Drivers’ careers and performance are explored in this dataset, including the following data features:

# Get dimensions of the dataset
dim(f1_data)
[1] 868  22
# Get the column names of the dataset
colnames(f1_data)
 [1] "Driver"             "Nationality"        "Seasons"           
 [4] "Championships"      "Race_Entries"       "Race_Starts"       
 [7] "Pole_Positions"     "Race_Wins"          "Podiums"           
[10] "Fastest_Laps"       "Points"             "Active"            
[13] "Championship.Years" "Decade"             "Pole_Rate"         
[16] "Start_Rate"         "Win_Rate"           "Podium_Rate"       
[19] "FastLap_Rate"       "Points_Per_Entry"   "Years_Active"      
[22] "Champion"          

The Formula 1 Drivers dataset offers a thorough overview of the drivers’ drivers’ career and racing performances.

It contains crucial details including the driver’s full name, country, and the Formula 1 racing seasons they participated in. Key performance indicators like the number of World Drivers’ Championships won, race entries, race starts, pole positions, race victories, podium places, fastest laps, and the sum of championship points earned up over the course of their careers are also included in the dataset.

This information enables a deeper understanding of the factors contributing to a driver’s success and helps uncover trends and aids in insights regarding their performance in this highly competitive motorsport.

Lets create a bar chart for the number of drivers by nationality.

# Bar chart for the number of drivers by nationality
ggplot(f1_data, aes(x = Nationality)) +
  geom_bar() +
  theme(axis.text.x = element_text(angle = 90, hjust = 1)) +
  labs(title = "Number of Drivers by Nationality",
       x = "Nationality",
       y = "Number of Drivers")

To show the top 10 countries and their matching number of titles, I used ggplot2 to build a bar plot. The total number of championships won by drivers of a given nationality is shown on the y-axis, which is represented by the nationality’s x-axis.

# Load required libraries
library(dplyr)

# Sum championships by nationality
driver_champ <- f1_data %>%
  group_by(Nationality) %>%
  summarise(Championships = sum(Championships, na.rm = TRUE))

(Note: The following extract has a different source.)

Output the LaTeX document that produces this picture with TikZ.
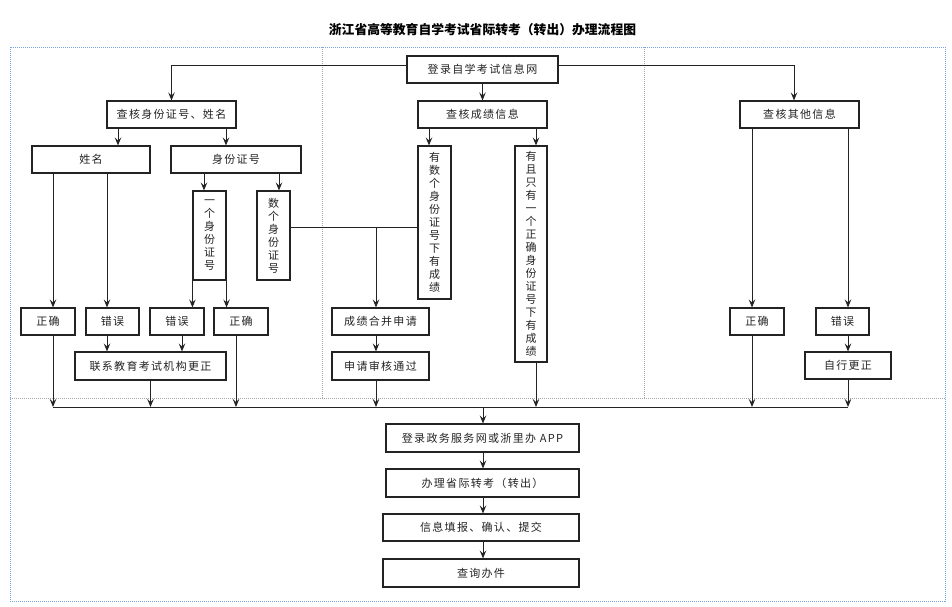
\documentclass[tikz,border=0pt]{standalone}
\usepackage{fontspec}
\newfontfamily\cjk[LetterSpace=12]{Noto Sans CJK SC}
\newfontfamily\cjkv{Noto Sans CJK SC}
\usetikzlibrary{arrows.meta}
\definecolor{framblue}{RGB}{120,165,225}
\definecolor{lanegray}{RGB}{165,165,165}
\definecolor{ink}{RGB}{35,35,35}

\tikzset{
  kuang/.style={draw=ink, line width=1.1pt, inner sep=0pt, text=ink,
    font=\cjk\fontsize{11}{13}\selectfont},
  shu/.style={kuang, font=\cjkv\fontsize{11}{13}\selectfont, align=center},
  jt/.style={draw=ink, line width=0.95pt, -{Stealth[length=8pt,width=6.5pt,inset=3pt]}},
  xian/.style={draw=ink, line width=0.95pt},
  dian/.style={line width=0.9pt, dash pattern=on 1pt off 1pt},
}

\begin{document}
\begin{tikzpicture}[x=1pt,y=-1pt]
  \useasboundingbox (0,0) rectangle (952,606);

  % Rahmen
  \draw[dian, framblue] (10,47) rectangle (945,601);
  \draw[dian, lanegray] (10,398) -- (945,398);
  \draw[dian, lanegray] (322,47) -- (322,398);
  \draw[dian, lanegray] (644,47) -- (644,398);

  \node[font=\cjkv\bfseries\fontsize{12.8}{14}\selectfont] (biaoti) at (482.5,30)
    {浙江省高等教育自学考试省际转考（转出）办理流程图};

  % obere Reihe
  \node[kuang, minimum width=151pt, minimum height=27pt] (dl) at (482.5,69.5) {登录自学考试信息网};
  \node[kuang, minimum width=129pt, minimum height=27pt] (hdsf) at (171.5,114.5) {查核身份证号、姓名};
  \node[kuang, minimum width=129pt, minimum height=27pt] (hdcj) at (482.5,114.5) {查核成绩信息};
  \node[kuang, minimum width=119pt, minimum height=27pt] (qt) at (799.5,114.5) {查核其他信息};

  % linke Spalte
  \node[kuang, minimum width=118pt, minimum height=27pt] (xm) at (91,159.5) {姓名};
  \node[kuang, minimum width=130pt, minimum height=27pt] (sfzh) at (236,159.5) {身份证号};
  \node[shu, minimum width=33pt, minimum height=89pt] (yg) at (209.5,235.5) {一\\个\\身\\份\\证\\号};
  \node[shu, minimum width=33pt, minimum height=89pt] (sg) at (273.5,235.5) {数\\个\\身\\份\\证\\号};
  \node[kuang, minimum width=54pt, minimum height=27pt] (zq1) at (48,321.5) {正确};
  \node[kuang, minimum width=53pt, minimum height=27pt] (cw1) at (112.5,321.5) {错误};
  \node[kuang, minimum width=54pt, minimum height=27pt] (cw2) at (177,321.5) {错误};
  \node[kuang, minimum width=54pt, minimum height=27pt] (zq2) at (241,321.5) {正确};
  \node[kuang, minimum width=151pt, minimum height=28pt] (lx) at (150.5,366) {联系教育考试机构更正};

  % mittlere Spalte
  \node[shu, minimum width=33pt, minimum height=153pt] (ysg) at (434.5,222.5)
    {有\\数\\个\\身\\份\\证\\号\\下\\有\\成\\绩};
  \node[shu, minimum width=32pt, minimum height=216pt] (yzq) at (531,254)
    {有\\且\\只\\有\\一\\个\\正\\确\\身\\份\\证\\号\\下\\有\\成\\绩};
  \node[kuang, minimum width=97pt, minimum height=27pt] (hb) at (380.5,321.5) {成绩合并申请};
  \node[kuang, minimum width=97pt, minimum height=28pt] (sh) at (380.5,366) {申请审核通过};

  % rechte Spalte
  \node[kuang, minimum width=54pt, minimum height=27pt] (zq3) at (757,321.5) {正确};
  \node[kuang, minimum width=53pt, minimum height=27pt] (cw3) at (842.5,321.5) {错误};
  \node[kuang, minimum width=86pt, minimum height=27pt] (zx) at (848,365.5) {自行更正};

  % untere Kette
  \node[kuang, minimum width=193pt, minimum height=28pt] (dl2) at (482.5,438) {登录政务服务网或浙里办 APP};
  \node[kuang, minimum width=193pt, minimum height=28pt] (bl) at (482.5,483) {办理省际转考（转出）};
  \node[kuang, minimum width=196pt, minimum height=27pt] (tb) at (481,527.5) {信息填报、确认、提交};
  \node[kuang, minimum width=196pt, minimum height=28pt] (cx) at (481,573) {查询办件};

  % Hilfspunkte
  \coordinate (dlA) at (0,65);
  \coordinate (qtA) at (794,0);
  \coordinate (xmA) at (118,0);
  \coordinate (sfA) at (226,0);
  \coordinate (cwA) at (107,0);
  \coordinate (ygA) at (204,0);
  \coordinate (sgA) at (279,0);
  \coordinate (cwB) at (182,0);
  \coordinate (zqB) at (236,0);
  \coordinate (ysA) at (429,0);
  \coordinate (yzA) at (536,0);
  \coordinate (hj) at (376,227);
  \coordinate (zqC) at (752,0);
  \coordinate (cwC) at (848,0);
  \coordinate (busL) at (53,407);
  \coordinate (busM) at (483,407);
  \coordinate (busR) at (848,407);

  % Verbindungen oben
  \draw[jt] (dl.west |- dlA) -| (hdsf.north);
  \draw[jt] (dl.east |- dlA) -| (qt.north -| qtA);
  \draw[jt] (dl.south) -- (hdcj.north);
  \draw[jt] (hdsf.south -| xmA) -- (xm.north -| xmA);
  \draw[jt] (hdsf.south -| sfA) -- (sfzh.north -| sfA);

  % links
  \draw[jt] (xm.south -| busL) -- (zq1.north -| busL);
  \draw[jt] (xm.south -| cwA) -- (cw1.north -| cwA);
  \draw[jt] (sfzh.south -| ygA) -- (yg.north -| ygA);
  \draw[jt] (sfzh.south -| sgA) -- (sg.north -| sgA);
  \draw[jt] (yg.south west) -- (cw2.north -| yg.south west);
  \draw[jt] (yg.south east) -- (zq2.north -| yg.south east);
  \draw[jt] (cw1.south -| cwA) -- (lx.north -| cwA);
  \draw[jt] (cw2.south -| cwB) -- (lx.north -| cwB);
  \draw[jt] (zq1.south -| busL) -- (busL);
  \draw[jt] (lx.south) -- (lx.south |- busL);
  \draw[jt] (zq2.south -| zqB) -- (busL -| zqB);

  % Mitte
  \draw[xian] (sg.east |- hj) -- (ysg.west |- hj);
  \draw[jt] (hj) -- (hb.north -| hj);
  \draw[jt] (hb.south -| hj) -- (sh.north -| hj);
  \draw[jt] (sh.south -| hj) -- (busL -| hj);
  \draw[jt] (hdcj.south -| ysA) -- (ysg.north -| ysA);
  \draw[jt] (hdcj.south -| yzA) -- (yzq.north -| yzA);
  \draw[jt] (yzq.south -| yzA) -- (busL -| yzA);

  % rechts
  \draw[jt] (qt.south -| zqC) -- (zq3.north -| zqC);
  \draw[jt] (qt.south -| cwC) -- (cw3.north -| cwC);
  \draw[jt] (cw3.south -| cwC) -- (zx.north -| cwC);
  \draw[jt] (zq3.south -| zqC) -- (busL -| zqC);
  \draw[jt] (zx.south) -- (busR);

  % Sammelleitung und Kette
  \draw[xian] (busL) -- (busR);
  \draw[jt] (busM) -- (dl2.north -| busM);
  \draw[jt] (dl2.south -| busM) -- (bl.north -| busM);
  \draw[jt] (bl.south -| busM) -- (tb.north -| busM);
  \draw[jt] (tb.south -| busM) -- (cx.north -| busM);
\end{tikzpicture}
\end{document}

# Sort and select the top 10 nationalities
driver_champ_top10 <- driver_champ %>%
  arrange(desc(Championships)) %>%
  slice_head(n = 10)

# Create the bar plot
ggplot(driver_champ_top10, aes(x = Nationality, y = Championships)) +
  geom_bar(stat = "identity", fill = "gray") +
  theme(axis.text.x = element_text(angle = 90, hjust = 1)) +
  labs(x = "Nationality", y = "Championships")

3. The Tentative Plan for Visualization

I will explore and develop a number of visualizations that concentrate on the following elements in order to effectively analyze the dataset and find interesting trends and relationships:

  1. Drivers by Nationality and Decade: Investigate the patterns in the nationalities of drivers through decades, paying particular attention to the top nations and how they have changed over time.

  2. Season Years vs Championships Count: Examine the connection between a driver’s number of championship wins and the amount of years they have been competing.

  3. Correlation between Pole Positions and Race Wins: Examine the relationship between a driver’s number of pole positions and race victories, focusing on those with the most pole positions.

  4. Hamilton, Schumacher, Vettel, and Senna Performance Comparison: Focusing on pole positions, victories, podium finishes, and fastest laps, compare the performance metrics of renowned drivers Lewis Hamilton, Michael Schumacher, Sebastian Vettel, and Ayrton Senna.

I will use these visuals as a starting point to understand the dataset and the performance of the drivers. As I dive more into the data, we might find more patterns and connections that can be looked into and visualized. My ultimate objective is to gather insightful knowledge about the Formula 1 racing industry, comprehend the elements that lead to a driver’s performance, and provide information that will be helpful to teams, drivers, and spectators alike.